— START Items —

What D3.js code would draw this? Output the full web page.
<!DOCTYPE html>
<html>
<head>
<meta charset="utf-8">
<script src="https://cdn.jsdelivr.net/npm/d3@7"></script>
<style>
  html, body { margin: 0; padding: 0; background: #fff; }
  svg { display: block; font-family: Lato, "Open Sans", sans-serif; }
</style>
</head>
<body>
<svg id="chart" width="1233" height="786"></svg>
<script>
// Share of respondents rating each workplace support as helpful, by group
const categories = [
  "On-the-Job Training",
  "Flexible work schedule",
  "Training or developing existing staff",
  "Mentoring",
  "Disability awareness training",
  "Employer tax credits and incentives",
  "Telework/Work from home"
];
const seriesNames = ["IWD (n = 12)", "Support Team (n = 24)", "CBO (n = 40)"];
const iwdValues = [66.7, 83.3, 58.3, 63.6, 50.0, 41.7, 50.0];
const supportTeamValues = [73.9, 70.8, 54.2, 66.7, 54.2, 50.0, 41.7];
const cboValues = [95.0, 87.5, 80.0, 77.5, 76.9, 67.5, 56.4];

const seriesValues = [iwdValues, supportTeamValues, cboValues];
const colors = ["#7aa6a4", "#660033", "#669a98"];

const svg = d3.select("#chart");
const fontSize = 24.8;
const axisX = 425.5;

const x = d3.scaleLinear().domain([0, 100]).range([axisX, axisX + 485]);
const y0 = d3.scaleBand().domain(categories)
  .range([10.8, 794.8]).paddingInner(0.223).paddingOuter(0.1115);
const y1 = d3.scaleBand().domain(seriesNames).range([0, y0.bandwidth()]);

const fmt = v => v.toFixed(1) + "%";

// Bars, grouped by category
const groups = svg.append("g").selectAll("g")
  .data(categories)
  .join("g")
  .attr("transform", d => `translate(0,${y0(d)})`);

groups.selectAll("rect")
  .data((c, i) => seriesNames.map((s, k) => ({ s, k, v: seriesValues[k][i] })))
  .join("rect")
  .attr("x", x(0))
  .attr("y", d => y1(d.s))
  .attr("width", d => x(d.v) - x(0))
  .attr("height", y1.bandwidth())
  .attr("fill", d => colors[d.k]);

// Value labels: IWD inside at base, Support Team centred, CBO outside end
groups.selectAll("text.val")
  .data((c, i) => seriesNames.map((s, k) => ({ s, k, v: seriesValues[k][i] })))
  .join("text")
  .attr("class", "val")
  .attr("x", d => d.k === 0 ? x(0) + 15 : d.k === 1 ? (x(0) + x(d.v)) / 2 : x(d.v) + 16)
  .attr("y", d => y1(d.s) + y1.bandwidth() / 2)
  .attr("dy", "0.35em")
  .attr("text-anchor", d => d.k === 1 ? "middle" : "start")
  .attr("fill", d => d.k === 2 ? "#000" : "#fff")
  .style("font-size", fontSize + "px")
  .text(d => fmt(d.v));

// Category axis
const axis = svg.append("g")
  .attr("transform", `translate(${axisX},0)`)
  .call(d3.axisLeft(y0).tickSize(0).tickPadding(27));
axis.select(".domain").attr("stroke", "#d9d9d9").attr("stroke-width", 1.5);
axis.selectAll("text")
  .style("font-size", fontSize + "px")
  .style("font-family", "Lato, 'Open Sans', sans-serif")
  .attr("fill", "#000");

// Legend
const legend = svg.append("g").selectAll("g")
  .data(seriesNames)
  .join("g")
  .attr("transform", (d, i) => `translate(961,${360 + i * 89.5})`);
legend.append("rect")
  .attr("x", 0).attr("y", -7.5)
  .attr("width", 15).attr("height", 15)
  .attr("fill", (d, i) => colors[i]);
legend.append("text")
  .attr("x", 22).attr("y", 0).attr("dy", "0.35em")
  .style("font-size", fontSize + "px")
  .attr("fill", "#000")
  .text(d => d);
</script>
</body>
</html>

— END Items —
— START Items —

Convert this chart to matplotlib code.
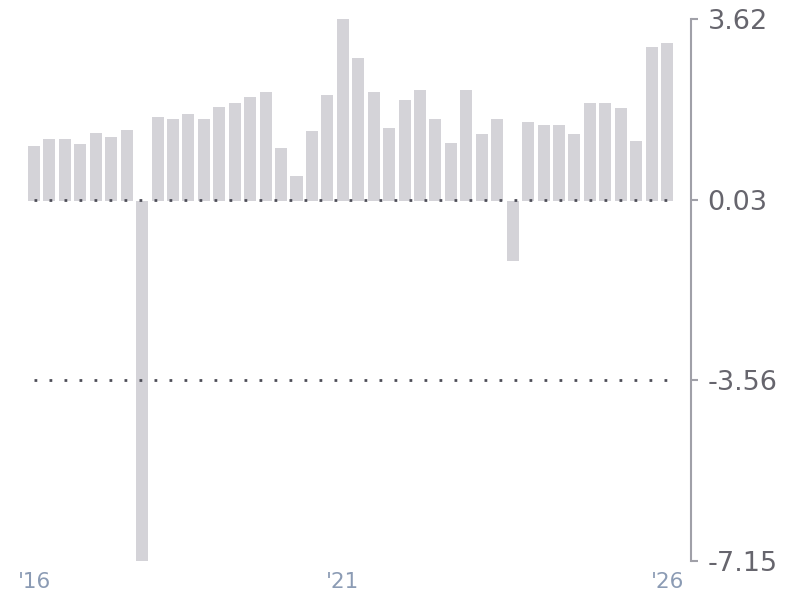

— END Items —
— START Items —

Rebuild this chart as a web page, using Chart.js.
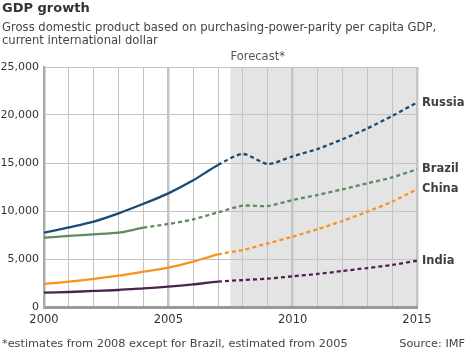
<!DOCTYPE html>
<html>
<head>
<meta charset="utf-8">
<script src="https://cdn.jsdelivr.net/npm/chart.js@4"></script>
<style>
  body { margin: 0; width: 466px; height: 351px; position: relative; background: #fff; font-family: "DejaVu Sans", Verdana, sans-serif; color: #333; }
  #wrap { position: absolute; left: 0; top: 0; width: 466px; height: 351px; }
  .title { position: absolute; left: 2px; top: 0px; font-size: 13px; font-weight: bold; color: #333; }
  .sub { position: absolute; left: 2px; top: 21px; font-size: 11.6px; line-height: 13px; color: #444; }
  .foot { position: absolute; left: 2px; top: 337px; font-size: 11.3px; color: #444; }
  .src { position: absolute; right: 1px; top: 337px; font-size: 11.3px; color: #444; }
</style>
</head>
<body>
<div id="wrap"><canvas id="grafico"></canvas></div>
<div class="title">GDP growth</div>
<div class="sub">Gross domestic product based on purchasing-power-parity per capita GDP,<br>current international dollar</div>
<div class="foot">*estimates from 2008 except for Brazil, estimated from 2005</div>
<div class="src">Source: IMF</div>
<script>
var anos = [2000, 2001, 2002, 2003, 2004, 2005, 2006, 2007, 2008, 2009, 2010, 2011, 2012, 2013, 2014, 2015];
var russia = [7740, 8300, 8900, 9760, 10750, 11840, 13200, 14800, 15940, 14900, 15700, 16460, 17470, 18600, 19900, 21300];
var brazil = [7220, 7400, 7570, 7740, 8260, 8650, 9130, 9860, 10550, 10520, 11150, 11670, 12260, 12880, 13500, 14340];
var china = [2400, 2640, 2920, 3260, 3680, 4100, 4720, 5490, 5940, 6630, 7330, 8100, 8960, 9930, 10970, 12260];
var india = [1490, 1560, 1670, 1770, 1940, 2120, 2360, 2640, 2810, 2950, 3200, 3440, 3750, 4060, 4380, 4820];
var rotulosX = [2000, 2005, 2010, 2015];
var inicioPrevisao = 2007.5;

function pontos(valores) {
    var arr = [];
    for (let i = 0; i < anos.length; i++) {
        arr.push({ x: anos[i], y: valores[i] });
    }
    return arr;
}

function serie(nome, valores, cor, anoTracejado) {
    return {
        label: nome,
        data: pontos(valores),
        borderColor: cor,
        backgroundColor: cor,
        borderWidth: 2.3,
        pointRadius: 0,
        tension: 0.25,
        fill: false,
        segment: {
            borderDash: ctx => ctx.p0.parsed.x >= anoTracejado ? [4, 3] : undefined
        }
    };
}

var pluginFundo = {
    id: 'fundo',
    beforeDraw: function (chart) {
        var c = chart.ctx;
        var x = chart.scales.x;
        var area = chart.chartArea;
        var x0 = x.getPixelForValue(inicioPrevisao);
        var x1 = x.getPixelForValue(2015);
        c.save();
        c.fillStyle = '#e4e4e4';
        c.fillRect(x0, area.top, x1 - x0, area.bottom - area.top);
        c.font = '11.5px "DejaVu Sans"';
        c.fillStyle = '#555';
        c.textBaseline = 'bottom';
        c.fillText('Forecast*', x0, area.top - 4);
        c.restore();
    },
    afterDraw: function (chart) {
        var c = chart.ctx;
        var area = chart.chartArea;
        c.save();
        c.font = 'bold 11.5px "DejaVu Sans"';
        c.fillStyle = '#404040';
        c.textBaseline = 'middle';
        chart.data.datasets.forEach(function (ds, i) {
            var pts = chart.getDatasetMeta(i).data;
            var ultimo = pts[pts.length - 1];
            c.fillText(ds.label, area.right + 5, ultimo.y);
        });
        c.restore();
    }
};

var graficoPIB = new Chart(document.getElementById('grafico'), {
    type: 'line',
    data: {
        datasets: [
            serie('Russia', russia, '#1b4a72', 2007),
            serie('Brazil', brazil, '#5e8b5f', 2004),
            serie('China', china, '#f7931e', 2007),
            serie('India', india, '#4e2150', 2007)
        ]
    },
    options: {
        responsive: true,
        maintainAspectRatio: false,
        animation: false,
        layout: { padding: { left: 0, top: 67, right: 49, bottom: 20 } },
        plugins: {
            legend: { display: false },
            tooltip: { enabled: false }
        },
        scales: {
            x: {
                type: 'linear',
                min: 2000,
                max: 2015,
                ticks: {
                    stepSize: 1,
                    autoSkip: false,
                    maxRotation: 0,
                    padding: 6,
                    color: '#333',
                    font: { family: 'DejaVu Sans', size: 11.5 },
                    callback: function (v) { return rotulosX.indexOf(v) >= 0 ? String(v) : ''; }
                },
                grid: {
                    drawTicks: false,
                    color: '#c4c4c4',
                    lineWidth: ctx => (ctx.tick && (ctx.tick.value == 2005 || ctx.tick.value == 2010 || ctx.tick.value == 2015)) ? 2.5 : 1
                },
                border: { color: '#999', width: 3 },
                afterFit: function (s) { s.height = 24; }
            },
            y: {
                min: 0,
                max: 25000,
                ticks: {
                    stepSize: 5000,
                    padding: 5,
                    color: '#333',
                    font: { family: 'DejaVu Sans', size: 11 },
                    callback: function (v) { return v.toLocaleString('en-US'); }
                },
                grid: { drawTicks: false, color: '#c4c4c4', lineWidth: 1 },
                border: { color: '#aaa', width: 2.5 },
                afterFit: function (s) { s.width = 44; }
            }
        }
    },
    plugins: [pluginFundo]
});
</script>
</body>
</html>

— END Items —

Problem statement: Report every line in the data above in which the word "this" appears.

Worked solution:
What D3.js code would draw this? Output the full web page.
Convert this chart to matplotlib code.
Rebuild this chart as a web page, using Chart.js.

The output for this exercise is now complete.